◆ Instructions to follow:
Hunt for the word "matplotlib" across the entries below, copying each line that holds it.

◆ Given entries:
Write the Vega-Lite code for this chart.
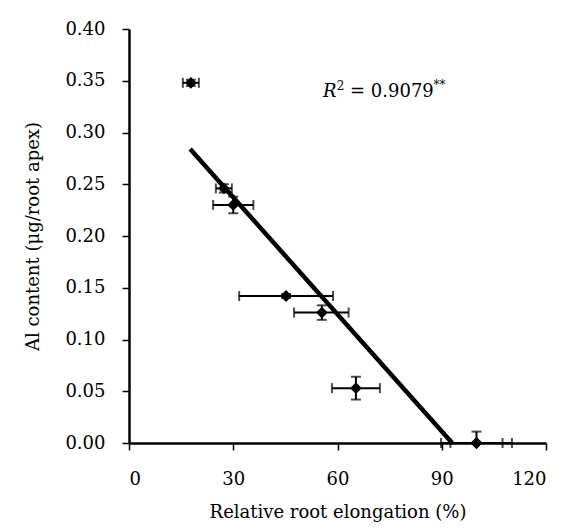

--

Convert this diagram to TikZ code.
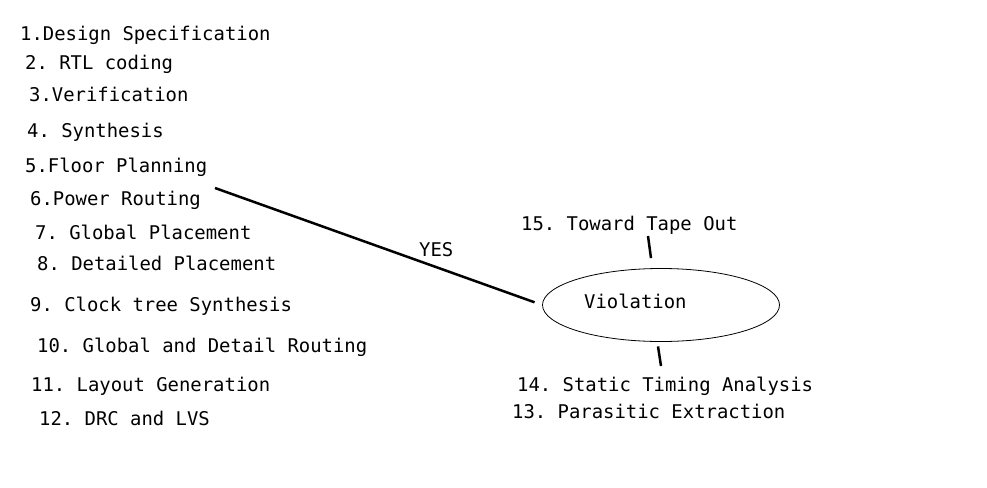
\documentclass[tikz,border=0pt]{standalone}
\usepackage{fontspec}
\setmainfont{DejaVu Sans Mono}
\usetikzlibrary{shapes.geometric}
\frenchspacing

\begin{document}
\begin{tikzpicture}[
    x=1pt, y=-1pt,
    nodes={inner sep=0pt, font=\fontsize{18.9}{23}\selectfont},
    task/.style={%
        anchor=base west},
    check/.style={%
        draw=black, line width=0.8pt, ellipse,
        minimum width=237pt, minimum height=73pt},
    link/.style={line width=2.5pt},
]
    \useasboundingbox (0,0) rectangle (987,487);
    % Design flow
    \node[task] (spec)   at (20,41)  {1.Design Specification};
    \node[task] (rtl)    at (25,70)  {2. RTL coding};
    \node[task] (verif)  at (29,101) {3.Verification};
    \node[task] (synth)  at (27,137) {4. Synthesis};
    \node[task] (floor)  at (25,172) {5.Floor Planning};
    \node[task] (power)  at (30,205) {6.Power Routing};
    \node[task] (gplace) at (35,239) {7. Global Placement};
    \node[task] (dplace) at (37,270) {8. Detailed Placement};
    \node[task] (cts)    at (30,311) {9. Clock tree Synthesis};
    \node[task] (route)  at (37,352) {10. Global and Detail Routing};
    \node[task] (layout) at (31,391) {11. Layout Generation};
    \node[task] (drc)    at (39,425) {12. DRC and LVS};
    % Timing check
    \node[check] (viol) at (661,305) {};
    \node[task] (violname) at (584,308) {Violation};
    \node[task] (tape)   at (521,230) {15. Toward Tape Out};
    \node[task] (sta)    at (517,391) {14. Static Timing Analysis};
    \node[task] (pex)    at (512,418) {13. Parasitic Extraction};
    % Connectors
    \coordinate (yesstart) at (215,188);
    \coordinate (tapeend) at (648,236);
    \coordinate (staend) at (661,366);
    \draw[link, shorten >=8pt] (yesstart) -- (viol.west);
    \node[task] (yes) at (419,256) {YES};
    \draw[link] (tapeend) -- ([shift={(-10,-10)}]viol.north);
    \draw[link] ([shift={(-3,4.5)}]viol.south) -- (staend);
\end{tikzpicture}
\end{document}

* * *

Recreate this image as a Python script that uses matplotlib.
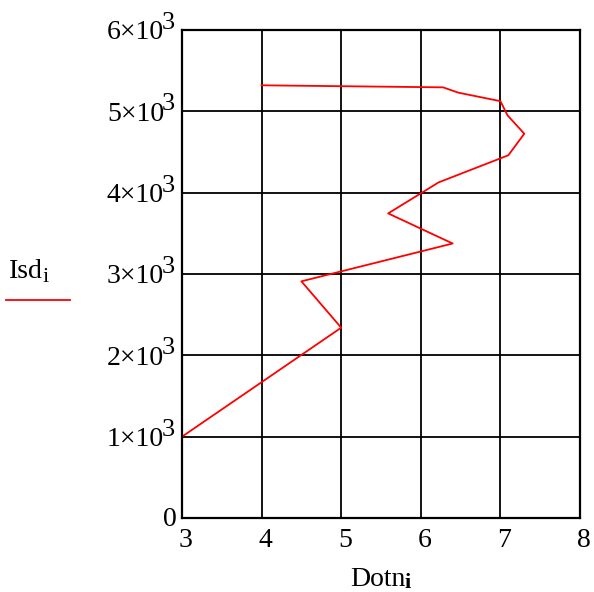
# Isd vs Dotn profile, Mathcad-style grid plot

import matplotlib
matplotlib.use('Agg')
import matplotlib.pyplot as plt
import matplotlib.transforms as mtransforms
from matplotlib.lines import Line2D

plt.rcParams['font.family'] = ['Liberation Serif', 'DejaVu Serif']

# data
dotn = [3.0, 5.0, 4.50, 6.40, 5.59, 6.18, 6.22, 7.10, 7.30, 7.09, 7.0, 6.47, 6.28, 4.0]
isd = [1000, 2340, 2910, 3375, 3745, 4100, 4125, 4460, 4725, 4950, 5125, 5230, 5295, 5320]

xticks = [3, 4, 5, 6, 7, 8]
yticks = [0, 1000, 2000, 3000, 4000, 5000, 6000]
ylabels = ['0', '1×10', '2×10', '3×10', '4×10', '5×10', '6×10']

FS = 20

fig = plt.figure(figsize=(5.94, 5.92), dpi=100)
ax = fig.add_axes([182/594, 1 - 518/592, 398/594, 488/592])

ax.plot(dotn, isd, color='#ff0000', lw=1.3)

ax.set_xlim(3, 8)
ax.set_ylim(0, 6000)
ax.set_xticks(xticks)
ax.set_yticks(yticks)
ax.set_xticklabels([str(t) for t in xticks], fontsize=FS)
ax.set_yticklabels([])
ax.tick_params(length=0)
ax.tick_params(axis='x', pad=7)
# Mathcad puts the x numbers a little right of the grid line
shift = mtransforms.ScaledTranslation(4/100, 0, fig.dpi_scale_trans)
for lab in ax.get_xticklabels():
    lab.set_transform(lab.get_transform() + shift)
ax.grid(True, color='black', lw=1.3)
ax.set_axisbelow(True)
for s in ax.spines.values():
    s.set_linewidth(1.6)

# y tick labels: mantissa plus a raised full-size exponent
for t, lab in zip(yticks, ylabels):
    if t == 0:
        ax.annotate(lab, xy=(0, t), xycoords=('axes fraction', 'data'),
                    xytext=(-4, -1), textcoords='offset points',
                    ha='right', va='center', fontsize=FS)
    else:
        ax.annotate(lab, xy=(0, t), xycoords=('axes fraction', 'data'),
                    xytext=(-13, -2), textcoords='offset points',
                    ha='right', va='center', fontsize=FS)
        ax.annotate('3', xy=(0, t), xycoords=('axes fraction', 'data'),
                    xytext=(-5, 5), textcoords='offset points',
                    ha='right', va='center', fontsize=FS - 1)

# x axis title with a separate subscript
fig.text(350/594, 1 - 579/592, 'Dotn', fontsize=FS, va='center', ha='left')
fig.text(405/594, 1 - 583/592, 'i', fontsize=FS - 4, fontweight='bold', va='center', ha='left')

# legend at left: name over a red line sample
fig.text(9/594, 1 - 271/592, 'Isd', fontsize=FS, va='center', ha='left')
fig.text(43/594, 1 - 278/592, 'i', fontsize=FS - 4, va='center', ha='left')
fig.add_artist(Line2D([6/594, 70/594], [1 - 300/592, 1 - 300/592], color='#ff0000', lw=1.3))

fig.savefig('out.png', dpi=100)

◆ Result below:
Recreate this image as a Python script that uses matplotlib.
import matplotlib
matplotlib.use('Agg')
import matplotlib.pyplot as plt
import matplotlib.transforms as mtransforms
from matplotlib.lines import Line2D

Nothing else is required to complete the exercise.